**Task description**: All lines holding the string "page" are to be shown.
◇ ◇ ◇ ◇
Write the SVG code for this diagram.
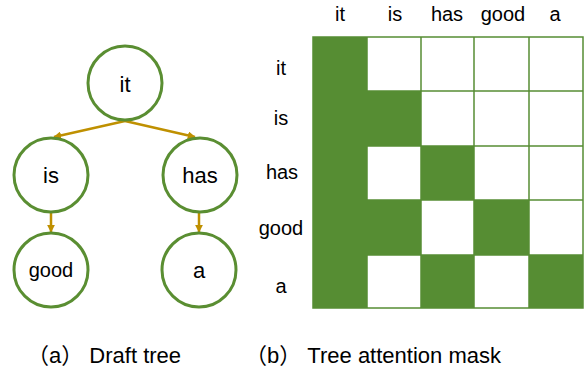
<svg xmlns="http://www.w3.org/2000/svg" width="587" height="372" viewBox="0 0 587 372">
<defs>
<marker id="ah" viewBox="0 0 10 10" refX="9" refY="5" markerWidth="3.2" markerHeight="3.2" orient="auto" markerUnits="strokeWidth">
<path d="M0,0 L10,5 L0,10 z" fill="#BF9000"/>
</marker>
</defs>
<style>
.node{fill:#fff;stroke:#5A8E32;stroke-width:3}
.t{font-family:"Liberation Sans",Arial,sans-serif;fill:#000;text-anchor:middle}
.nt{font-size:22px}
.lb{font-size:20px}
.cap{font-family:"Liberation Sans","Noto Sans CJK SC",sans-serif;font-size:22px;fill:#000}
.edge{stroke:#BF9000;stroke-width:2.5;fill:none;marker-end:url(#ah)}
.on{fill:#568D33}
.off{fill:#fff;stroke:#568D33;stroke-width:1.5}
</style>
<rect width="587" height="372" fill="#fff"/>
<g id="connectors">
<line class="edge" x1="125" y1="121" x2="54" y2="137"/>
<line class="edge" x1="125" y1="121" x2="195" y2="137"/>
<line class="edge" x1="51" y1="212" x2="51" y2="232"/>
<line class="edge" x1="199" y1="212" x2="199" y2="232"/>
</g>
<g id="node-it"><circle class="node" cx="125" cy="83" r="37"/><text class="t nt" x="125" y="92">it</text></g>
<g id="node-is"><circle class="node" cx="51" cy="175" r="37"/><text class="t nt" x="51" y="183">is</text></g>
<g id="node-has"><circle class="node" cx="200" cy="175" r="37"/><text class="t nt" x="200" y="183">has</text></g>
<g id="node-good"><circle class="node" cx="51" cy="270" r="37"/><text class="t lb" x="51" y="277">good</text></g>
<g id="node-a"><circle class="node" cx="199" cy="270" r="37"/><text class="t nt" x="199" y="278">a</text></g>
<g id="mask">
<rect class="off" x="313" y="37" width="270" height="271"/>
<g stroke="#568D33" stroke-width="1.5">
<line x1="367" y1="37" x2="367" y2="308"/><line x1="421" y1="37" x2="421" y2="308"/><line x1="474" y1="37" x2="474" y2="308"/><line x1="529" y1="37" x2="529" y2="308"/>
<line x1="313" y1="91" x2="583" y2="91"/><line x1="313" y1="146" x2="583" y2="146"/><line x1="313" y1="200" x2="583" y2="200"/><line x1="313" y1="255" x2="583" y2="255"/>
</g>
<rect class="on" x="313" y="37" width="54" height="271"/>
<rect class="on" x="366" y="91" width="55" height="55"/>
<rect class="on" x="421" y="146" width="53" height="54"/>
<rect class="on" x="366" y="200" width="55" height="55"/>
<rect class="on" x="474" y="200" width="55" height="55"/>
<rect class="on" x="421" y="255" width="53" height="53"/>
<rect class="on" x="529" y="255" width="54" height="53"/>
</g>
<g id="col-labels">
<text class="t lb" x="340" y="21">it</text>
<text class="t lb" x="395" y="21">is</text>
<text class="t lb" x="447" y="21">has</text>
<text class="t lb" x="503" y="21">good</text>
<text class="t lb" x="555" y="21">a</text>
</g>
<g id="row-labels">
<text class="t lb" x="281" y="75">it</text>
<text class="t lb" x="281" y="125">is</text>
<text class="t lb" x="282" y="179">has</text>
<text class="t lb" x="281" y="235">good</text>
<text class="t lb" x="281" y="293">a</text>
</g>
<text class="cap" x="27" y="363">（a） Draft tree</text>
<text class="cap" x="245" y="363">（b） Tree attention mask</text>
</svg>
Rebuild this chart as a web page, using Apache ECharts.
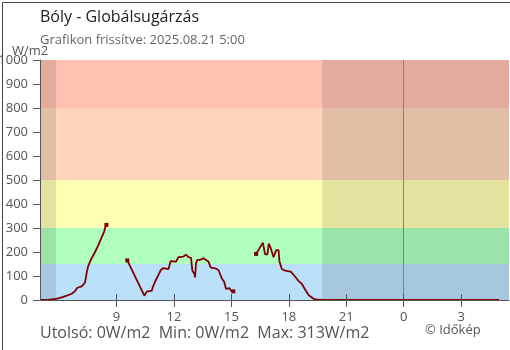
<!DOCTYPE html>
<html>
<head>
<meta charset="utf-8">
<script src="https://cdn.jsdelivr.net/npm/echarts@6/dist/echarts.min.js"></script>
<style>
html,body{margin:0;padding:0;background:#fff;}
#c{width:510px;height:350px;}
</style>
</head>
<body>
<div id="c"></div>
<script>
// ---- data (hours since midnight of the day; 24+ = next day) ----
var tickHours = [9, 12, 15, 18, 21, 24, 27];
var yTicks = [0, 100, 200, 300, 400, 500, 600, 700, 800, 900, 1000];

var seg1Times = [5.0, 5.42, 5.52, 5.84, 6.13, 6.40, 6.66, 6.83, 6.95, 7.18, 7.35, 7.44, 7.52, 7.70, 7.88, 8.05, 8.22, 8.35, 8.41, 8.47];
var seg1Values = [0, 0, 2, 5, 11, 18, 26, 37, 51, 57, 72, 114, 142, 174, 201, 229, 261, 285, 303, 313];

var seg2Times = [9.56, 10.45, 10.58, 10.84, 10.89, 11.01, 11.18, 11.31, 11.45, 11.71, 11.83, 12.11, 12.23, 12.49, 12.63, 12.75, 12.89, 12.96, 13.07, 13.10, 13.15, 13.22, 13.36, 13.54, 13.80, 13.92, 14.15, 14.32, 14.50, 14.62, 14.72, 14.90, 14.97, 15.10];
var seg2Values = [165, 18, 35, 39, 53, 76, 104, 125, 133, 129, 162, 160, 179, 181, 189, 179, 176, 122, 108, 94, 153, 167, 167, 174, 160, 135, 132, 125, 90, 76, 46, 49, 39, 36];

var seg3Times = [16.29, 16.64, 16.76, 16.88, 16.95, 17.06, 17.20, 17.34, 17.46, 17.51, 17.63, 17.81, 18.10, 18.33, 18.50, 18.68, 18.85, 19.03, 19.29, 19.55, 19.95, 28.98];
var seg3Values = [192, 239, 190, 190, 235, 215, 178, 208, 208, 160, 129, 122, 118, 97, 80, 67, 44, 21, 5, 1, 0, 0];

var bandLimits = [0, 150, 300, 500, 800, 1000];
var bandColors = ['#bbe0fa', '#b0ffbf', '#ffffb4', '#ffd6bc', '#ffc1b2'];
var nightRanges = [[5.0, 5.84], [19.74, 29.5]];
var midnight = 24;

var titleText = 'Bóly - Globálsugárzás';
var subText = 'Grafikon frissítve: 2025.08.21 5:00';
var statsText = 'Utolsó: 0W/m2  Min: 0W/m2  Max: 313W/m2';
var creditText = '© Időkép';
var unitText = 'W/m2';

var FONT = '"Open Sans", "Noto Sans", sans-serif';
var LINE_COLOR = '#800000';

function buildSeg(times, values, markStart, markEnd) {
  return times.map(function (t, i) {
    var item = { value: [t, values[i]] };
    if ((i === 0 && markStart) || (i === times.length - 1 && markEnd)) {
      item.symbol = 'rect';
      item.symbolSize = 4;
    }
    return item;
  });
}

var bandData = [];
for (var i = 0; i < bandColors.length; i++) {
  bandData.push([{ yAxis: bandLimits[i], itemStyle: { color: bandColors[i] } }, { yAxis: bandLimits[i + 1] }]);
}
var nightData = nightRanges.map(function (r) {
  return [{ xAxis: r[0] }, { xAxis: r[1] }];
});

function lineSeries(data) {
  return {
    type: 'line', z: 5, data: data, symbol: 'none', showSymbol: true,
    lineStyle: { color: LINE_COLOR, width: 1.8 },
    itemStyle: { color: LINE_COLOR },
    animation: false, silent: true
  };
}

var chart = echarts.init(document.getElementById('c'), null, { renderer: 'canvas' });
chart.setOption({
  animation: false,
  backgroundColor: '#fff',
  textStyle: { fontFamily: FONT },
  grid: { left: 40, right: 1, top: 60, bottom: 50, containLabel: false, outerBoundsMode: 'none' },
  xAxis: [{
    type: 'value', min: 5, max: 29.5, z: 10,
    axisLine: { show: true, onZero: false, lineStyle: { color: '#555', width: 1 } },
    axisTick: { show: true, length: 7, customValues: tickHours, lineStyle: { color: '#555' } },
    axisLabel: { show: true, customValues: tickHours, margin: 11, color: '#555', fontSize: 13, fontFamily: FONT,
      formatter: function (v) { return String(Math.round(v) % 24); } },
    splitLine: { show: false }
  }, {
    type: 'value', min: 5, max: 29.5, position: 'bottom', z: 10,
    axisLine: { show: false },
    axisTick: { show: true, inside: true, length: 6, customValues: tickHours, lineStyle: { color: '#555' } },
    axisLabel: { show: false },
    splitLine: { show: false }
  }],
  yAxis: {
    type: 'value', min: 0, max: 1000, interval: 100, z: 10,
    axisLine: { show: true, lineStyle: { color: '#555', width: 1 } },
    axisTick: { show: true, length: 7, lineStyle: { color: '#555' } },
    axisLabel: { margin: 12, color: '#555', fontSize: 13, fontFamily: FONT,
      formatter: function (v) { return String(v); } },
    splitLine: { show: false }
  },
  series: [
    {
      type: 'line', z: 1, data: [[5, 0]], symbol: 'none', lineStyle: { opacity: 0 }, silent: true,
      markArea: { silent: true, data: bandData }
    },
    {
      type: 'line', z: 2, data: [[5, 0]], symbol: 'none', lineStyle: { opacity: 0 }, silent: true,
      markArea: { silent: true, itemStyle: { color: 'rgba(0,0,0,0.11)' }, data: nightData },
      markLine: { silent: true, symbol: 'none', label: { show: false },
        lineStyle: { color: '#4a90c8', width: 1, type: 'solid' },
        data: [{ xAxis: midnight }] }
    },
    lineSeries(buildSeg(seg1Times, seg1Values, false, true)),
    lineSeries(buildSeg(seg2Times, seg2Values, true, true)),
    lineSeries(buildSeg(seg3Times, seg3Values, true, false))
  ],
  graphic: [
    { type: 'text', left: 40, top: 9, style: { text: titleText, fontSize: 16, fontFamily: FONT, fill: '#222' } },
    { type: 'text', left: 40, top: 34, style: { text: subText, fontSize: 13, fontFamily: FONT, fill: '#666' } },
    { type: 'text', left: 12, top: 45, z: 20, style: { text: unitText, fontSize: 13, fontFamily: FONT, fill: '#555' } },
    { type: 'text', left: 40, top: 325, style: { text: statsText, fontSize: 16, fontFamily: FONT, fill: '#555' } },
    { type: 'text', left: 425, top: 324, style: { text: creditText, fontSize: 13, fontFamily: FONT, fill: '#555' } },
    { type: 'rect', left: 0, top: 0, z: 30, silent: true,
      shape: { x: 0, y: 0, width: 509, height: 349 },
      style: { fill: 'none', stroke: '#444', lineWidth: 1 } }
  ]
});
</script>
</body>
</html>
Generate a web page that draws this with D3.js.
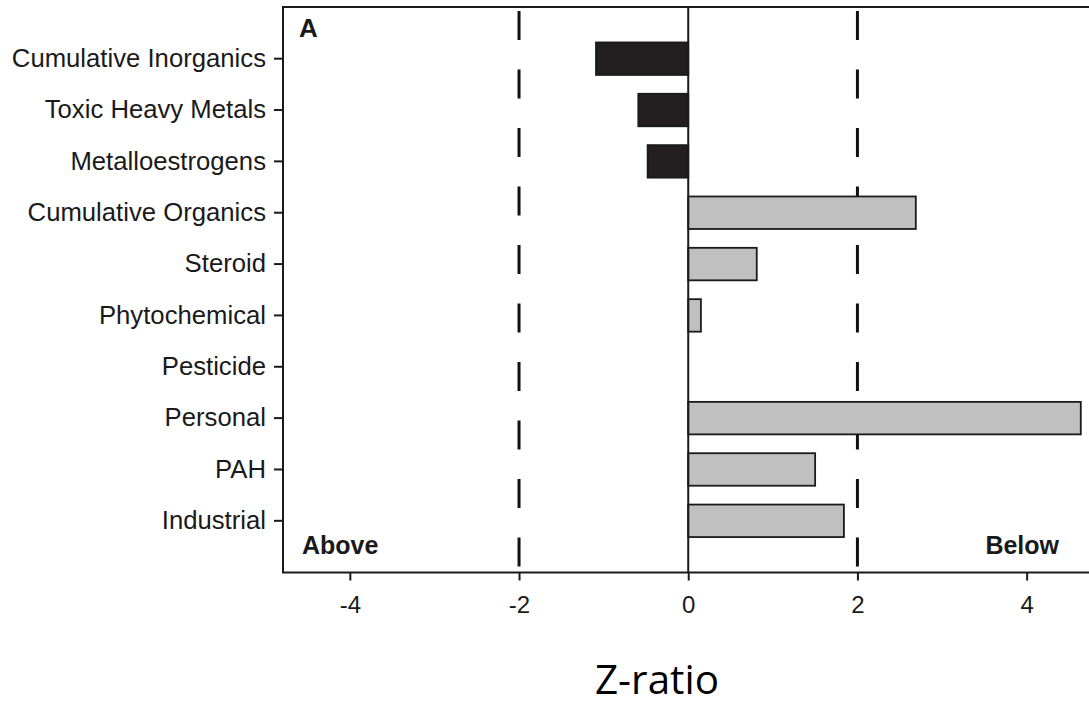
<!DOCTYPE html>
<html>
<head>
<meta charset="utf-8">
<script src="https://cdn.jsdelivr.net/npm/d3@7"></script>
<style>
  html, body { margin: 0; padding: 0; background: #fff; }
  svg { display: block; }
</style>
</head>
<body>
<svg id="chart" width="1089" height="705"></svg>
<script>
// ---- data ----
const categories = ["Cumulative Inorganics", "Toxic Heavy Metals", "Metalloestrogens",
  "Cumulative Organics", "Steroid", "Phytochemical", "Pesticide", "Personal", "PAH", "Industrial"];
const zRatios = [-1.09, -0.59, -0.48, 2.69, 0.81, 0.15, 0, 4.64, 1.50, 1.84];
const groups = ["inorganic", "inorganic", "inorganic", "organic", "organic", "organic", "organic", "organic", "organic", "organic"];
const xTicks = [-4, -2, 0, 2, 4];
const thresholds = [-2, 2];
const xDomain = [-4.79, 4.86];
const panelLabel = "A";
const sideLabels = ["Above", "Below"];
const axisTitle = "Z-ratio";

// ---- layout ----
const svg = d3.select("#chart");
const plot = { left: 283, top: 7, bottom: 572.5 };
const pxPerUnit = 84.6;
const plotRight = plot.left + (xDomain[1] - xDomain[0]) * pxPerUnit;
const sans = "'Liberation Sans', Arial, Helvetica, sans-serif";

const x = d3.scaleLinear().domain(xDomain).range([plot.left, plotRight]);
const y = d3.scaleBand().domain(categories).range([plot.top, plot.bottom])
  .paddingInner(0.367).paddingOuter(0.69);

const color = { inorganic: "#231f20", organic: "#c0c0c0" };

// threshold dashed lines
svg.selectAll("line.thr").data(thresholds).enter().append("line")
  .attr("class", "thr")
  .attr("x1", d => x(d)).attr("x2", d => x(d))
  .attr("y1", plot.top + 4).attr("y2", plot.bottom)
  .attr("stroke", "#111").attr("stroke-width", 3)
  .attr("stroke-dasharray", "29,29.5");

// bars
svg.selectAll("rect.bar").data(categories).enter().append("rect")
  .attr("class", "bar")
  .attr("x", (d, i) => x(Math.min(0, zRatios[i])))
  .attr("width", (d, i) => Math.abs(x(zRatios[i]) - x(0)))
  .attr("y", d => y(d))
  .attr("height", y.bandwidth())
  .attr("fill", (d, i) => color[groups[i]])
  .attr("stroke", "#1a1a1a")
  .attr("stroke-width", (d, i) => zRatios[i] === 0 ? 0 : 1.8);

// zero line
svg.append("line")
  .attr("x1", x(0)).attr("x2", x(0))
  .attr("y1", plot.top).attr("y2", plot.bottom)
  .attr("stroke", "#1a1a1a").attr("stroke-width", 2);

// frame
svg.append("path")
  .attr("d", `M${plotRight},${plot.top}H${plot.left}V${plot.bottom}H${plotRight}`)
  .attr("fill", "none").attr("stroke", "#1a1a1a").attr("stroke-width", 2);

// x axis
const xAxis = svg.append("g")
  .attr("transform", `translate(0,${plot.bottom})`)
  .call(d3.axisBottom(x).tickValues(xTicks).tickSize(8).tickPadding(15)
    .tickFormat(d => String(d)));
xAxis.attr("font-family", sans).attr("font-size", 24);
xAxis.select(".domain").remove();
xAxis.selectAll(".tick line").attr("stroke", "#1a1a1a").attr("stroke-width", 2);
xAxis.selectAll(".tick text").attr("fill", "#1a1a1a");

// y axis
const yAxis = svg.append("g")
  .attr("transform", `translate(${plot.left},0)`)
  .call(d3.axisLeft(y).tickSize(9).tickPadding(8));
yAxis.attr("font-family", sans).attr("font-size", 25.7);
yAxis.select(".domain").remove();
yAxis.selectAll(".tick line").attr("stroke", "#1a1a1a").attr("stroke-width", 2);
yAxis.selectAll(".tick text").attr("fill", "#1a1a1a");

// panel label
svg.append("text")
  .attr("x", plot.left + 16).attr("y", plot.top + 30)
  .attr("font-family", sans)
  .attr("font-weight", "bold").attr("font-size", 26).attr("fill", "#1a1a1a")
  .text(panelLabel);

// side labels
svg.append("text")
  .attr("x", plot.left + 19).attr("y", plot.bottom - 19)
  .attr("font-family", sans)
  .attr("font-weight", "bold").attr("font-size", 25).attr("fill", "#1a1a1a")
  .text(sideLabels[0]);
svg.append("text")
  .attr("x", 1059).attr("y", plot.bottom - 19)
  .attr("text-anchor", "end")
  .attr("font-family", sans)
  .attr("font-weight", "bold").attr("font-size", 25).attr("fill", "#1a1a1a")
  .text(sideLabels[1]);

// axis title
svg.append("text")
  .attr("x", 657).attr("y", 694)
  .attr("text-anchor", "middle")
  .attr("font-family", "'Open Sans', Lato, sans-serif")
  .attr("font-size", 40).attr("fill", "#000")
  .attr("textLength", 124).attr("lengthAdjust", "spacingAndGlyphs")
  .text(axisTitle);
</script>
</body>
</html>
◇ ◇ ◇ ◇
**Expected output**:
Rebuild this chart as a web page, using Apache ECharts.
Generate a web page that draws this with D3.js.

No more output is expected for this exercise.